Extract everything from the first line through the line with "const ax = opt.axisX;", both ends included, except for any pictures.

DATA PROVIDED:
####

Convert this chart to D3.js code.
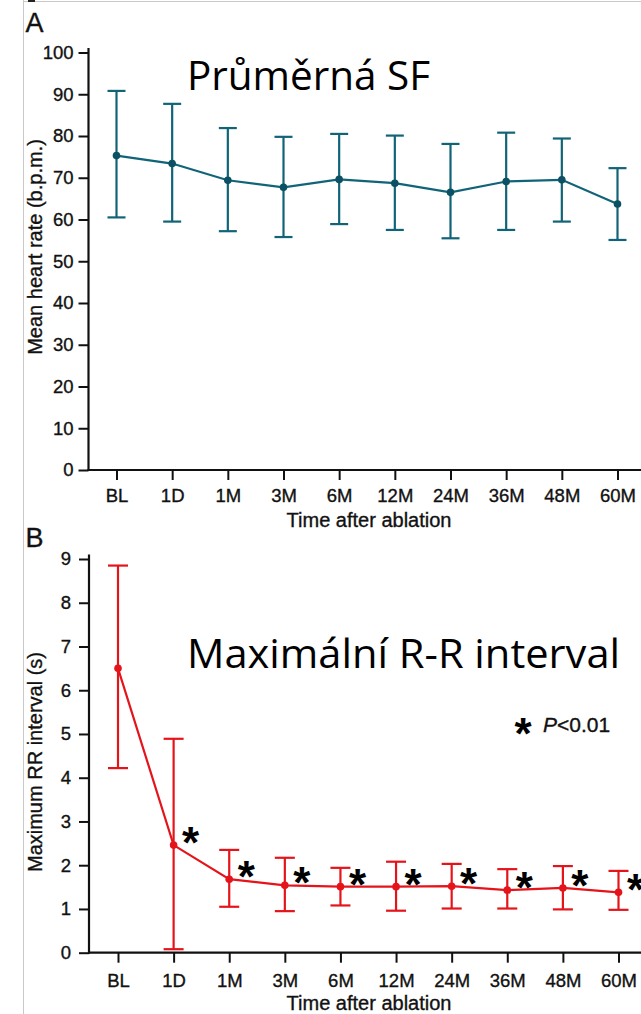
<!DOCTYPE html>
<html><head><meta charset="utf-8">
<script src="https://cdn.jsdelivr.net/npm/d3@7"></script>
<style>html,body{margin:0;padding:0;background:#fff;}svg{display:block;}</style>
</head><body>
<script>
// ---- data ----
const categories = ["BL","1D","1M","3M","6M","12M","24M","36M","48M","60M"];
const hrMean  = [75.3,73.4,69.4,67.7,69.6,68.7,66.5,69.1,69.5,63.7];
const hrUpper = [90.8,87.7,81.9,79.8,80.5,80.1,78.1,80.8,79.4,72.3];
const hrLower = [60.5,59.5,57.2,55.8,58.9,57.5,55.5,57.5,59.5,55.1];
const rrMean  = [6.50,2.46,1.68,1.54,1.51,1.51,1.52,1.43,1.48,1.38];
const rrUpper = [8.85,4.89,2.35,2.17,1.94,2.08,2.03,1.91,1.98,1.87];
const rrLower = [4.22,0.08,1.05,0.95,1.08,0.96,1.01,1.01,0.99,0.98];
const rrSignificant = [false,true,true,true,true,true,true,true,true,true];
const hrTicks = [0,10,20,30,40,50,60,70,80,90,100];
const rrTicks = [0,1,2,3,4,5,6,7,8,9];
const xTitle = "Time after ablation";
const yTitleA = "Mean heart rate (b.p.m.)";
const yTitleB = "Maximum RR interval (s)";
const titleA = "Průměrná SF";
const titleB = "Maximální R-R interval";

const W = 641, H = 1014;
const svg = d3.select("body").append("svg").attr("width", W).attr("height", H);
svg.append("rect").attr("width", W).attr("height", H).attr("fill", "#fff");
// frame
svg.append("line").attr("x1",23.5).attr("x2",23.5).attr("y1",0).attr("y2",H).attr("stroke","#c9c9c9").attr("stroke-width",1);
svg.append("line").attr("x1",23).attr("x2",W).attr("y1",1.5).attr("y2",1.5).attr("stroke","#c9c9c9").attr("stroke-width",1);
svg.append("rect").attr("x",28).attr("y",0).attr("width",7).attr("height",2).attr("fill","#222");

const axisFont = "'Liberation Sans', Arial, Helvetica, sans-serif";
const ink = "#111";

function heavy(sel) {
  return sel.attr("stroke", ink).attr("stroke-width", 0.35).attr("paint-order", "stroke");
}

function panel(opt) {
  const g = svg.append("g");
  const x = d3.scalePoint().domain(categories).range(opt.xRange);
  const y = d3.scaleLinear().domain(opt.yDomain).range(opt.yRange);
  const ax = opt.axisX;

  // y axis
  const yAxis = g.append("g").attr("transform", `translate(${ax},0)`)
    .call(d3.axisLeft(y).tickValues(opt.ticks).tickSize(10).tickPadding(opt.yPad).tickSizeOuter(0));
  yAxis.select(".domain").remove();
  yAxis.selectAll("line").attr("stroke", ink).attr("stroke-width", 2);
  heavy(yAxis.selectAll("text").attr("font-family", axisFont).attr("font-size", 18.5).attr("fill", ink));
  g.append("line").attr("x1", ax).attr("x2", ax)
    .attr("y1", y(opt.yDomain[0]) + 1).attr("y2", y(opt.yDomain[1]) - 4.5)
    .attr("stroke", ink).attr("stroke-width", 2.2);

  // x axis
  const y0 = y(opt.yDomain[0]);
  const xAxis = g.append("g").attr("transform", `translate(0,${y0})`)
    .call(d3.axisBottom(x).tickSize(10).tickPadding(opt.xPad).tickSizeOuter(0));
  xAxis.select(".domain").remove();
  xAxis.selectAll("line").attr("stroke", ink).attr("stroke-width", 2);
  heavy(xAxis.selectAll("text").attr("font-family", axisFont).attr("font-size", 18.5).attr("fill", ink));
  g.append("line").attr("x1", ax - 1).attr("x2", W).attr("y1", y0).attr("y2", y0)
    .attr("stroke", ink).attr("stroke-width", 2.2);

  // axis titles
  heavy(g.append("text").attr("x", 369).attr("y", opt.xTitleY).attr("text-anchor", "middle")
    .attr("font-family", axisFont).attr("font-size", 20).attr("fill", ink).text(xTitle));
  heavy(g.append("text").attr("transform", `translate(41.5,${opt.yTitleCY}) rotate(-90)`)
    .attr("text-anchor", "middle").attr("font-family", axisFont).attr("font-size", 20)
    .attr("fill", ink).text(opt.yTitle));

  // panel letter
  heavy(g.append("text").attr("x", 25.5).attr("y", opt.letterY).attr("font-family", axisFont)
    .attr("font-size", 27).attr("fill", ink).text(opt.letter));

  // title
  g.append("text").attr("x", 187).attr("y", opt.titleY)
    .attr("font-family", "'Open Sans', 'Noto Sans', sans-serif").attr("font-size", 40)
    .attr("textLength", opt.titleLen).attr("lengthAdjust", "spacingAndGlyphs")
    .attr("fill", "#000").text(opt.title);

  const data = categories.map((c, i) => ({c, m: opt.mean[i], u: opt.upper[i], l: opt.lower[i]}));

  // error bars
  const eb = g.append("g").attr("stroke", opt.color).attr("stroke-width", 2.2).attr("fill", "none");
  data.forEach(d => {
    eb.append("line").attr("x1", x(d.c)).attr("x2", x(d.c)).attr("y1", y(d.u)).attr("y2", y(d.l));
    eb.append("line").attr("x1", x(d.c) - opt.cap).attr("x2", x(d.c) + opt.cap).attr("y1", y(d.u)).attr("y2", y(d.u));
    eb.append("line").attr("x1", x(d.c) - opt.cap).attr("x2", x(d.c) + opt.cap).attr("y1", y(d.l)).attr("y2", y(d.l));
  });
  // line
  g.append("path").datum(data)
    .attr("d", d3.line().x(d => x(d.c)).y(d => y(d.m)))
    .attr("fill", "none").attr("stroke", opt.color).attr("stroke-width", 2.2);
  // points
  g.selectAll(null).data(data).enter().append("circle")
    .attr("cx", d => x(d.c)).attr("cy", d => y(d.m)).attr("r", 3.8).attr("fill", opt.dotColor);

  return {g, x, y, data};
}

const A = panel({
  xRange: [116.5, 617.5], yDomain: [0, 100], yRange: [470, 52.5], axisX: 88.5,
  ticks: hrTicks, yPad: 5, xPad: 9, xTitleY: 527, yTitle: yTitleA, yTitleCY: 247,
  letter: "A", letterY: 32, title: titleA, titleY: 90, titleLen: 243,
  mean: hrMean, upper: hrUpper, lower: hrLower, color: "#116478", dotColor: "#0b5063", cap: 9
});

const B = panel({
  xRange: [118, 618.5], yDomain: [0, 9], yRange: [952.7, 559], axisX: 89,
  ticks: rrTicks, yPad: 8, xPad: 11, xTitleY: 1010, yTitle: yTitleB, yTitleCY: 762,
  letter: "B", letterY: 547, title: titleB, titleY: 668, titleLen: 433,
  mean: rrMean, upper: rrUpper, lower: rrLower, color: "#e5141b", dotColor: "#e5141b", cap: 10
});

// significance asterisks
const starSize = 44;
const starShift = starSize * 0.5;
B.g.selectAll(null).data(B.data.filter((d, i) => rrSignificant[i])).enter().append("text")
  .attr("x", d => B.x(d.c) + 17).attr("y", d => B.y(d.m) - 9 + starShift)
  .attr("text-anchor", "middle").attr("font-family", axisFont).attr("font-weight", "bold")
  .attr("font-size", starSize).attr("fill", "#000").text("*");

// legend
B.g.append("text").attr("x", 523).attr("y", 727 + starShift).attr("text-anchor", "middle")
  .attr("font-family", axisFont).attr("font-weight", "bold").attr("font-size", starSize).attr("fill", "#000").text("*");
const leg = heavy(B.g.append("text").attr("x", 543).attr("y", 732).attr("font-family", axisFont)
  .attr("font-size", 21).attr("fill", ink));
leg.append("tspan").attr("font-style", "italic").text("P");
leg.append("tspan").text("<0.01");
</script>
</body></html>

####

EXPECTED ANSWER:
Convert this chart to D3.js code.
<!DOCTYPE html>
<html><head><meta charset="utf-8">
<script src="https://cdn.jsdelivr.net/npm/d3@7"></script>
<style>html,body{margin:0;padding:0;background:#fff;}svg{display:block;}</style>
</head><body>
<script>
// ---- data ----
const categories = ["BL","1D","1M","3M","6M","12M","24M","36M","48M","60M"];
const hrMean  = [75.3,73.4,69.4,67.7,69.6,68.7,66.5,69.1,69.5,63.7];
const hrUpper = [90.8,87.7,81.9,79.8,80.5,80.1,78.1,80.8,79.4,72.3];
const hrLower = [60.5,59.5,57.2,55.8,58.9,57.5,55.5,57.5,59.5,55.1];
const rrMean  = [6.50,2.46,1.68,1.54,1.51,1.51,1.52,1.43,1.48,1.38];
const rrUpper = [8.85,4.89,2.35,2.17,1.94,2.08,2.03,1.91,1.98,1.87];
const rrLower = [4.22,0.08,1.05,0.95,1.08,0.96,1.01,1.01,0.99,0.98];
const rrSignificant = [false,true,true,true,true,true,true,true,true,true];
const hrTicks = [0,10,20,30,40,50,60,70,80,90,100];
const rrTicks = [0,1,2,3,4,5,6,7,8,9];
const xTitle = "Time after ablation";
const yTitleA = "Mean heart rate (b.p.m.)";
const yTitleB = "Maximum RR interval (s)";
const titleA = "Průměrná SF";
const titleB = "Maximální R-R interval";

const W = 641, H = 1014;
const svg = d3.select("body").append("svg").attr("width", W).attr("height", H);
svg.append("rect").attr("width", W).attr("height", H).attr("fill", "#fff");
// frame
svg.append("line").attr("x1",23.5).attr("x2",23.5).attr("y1",0).attr("y2",H).attr("stroke","#c9c9c9").attr("stroke-width",1);
svg.append("line").attr("x1",23).attr("x2",W).attr("y1",1.5).attr("y2",1.5).attr("stroke","#c9c9c9").attr("stroke-width",1);
svg.append("rect").attr("x",28).attr("y",0).attr("width",7).attr("height",2).attr("fill","#222");

const axisFont = "'Liberation Sans', Arial, Helvetica, sans-serif";
const ink = "#111";

function heavy(sel) {
  return sel.attr("stroke", ink).attr("stroke-width", 0.35).attr("paint-order", "stroke");
}

function panel(opt) {
  const g = svg.append("g");
  const x = d3.scalePoint().domain(categories).range(opt.xRange);
  const y = d3.scaleLinear().domain(opt.yDomain).range(opt.yRange);
  const ax = opt.axisX;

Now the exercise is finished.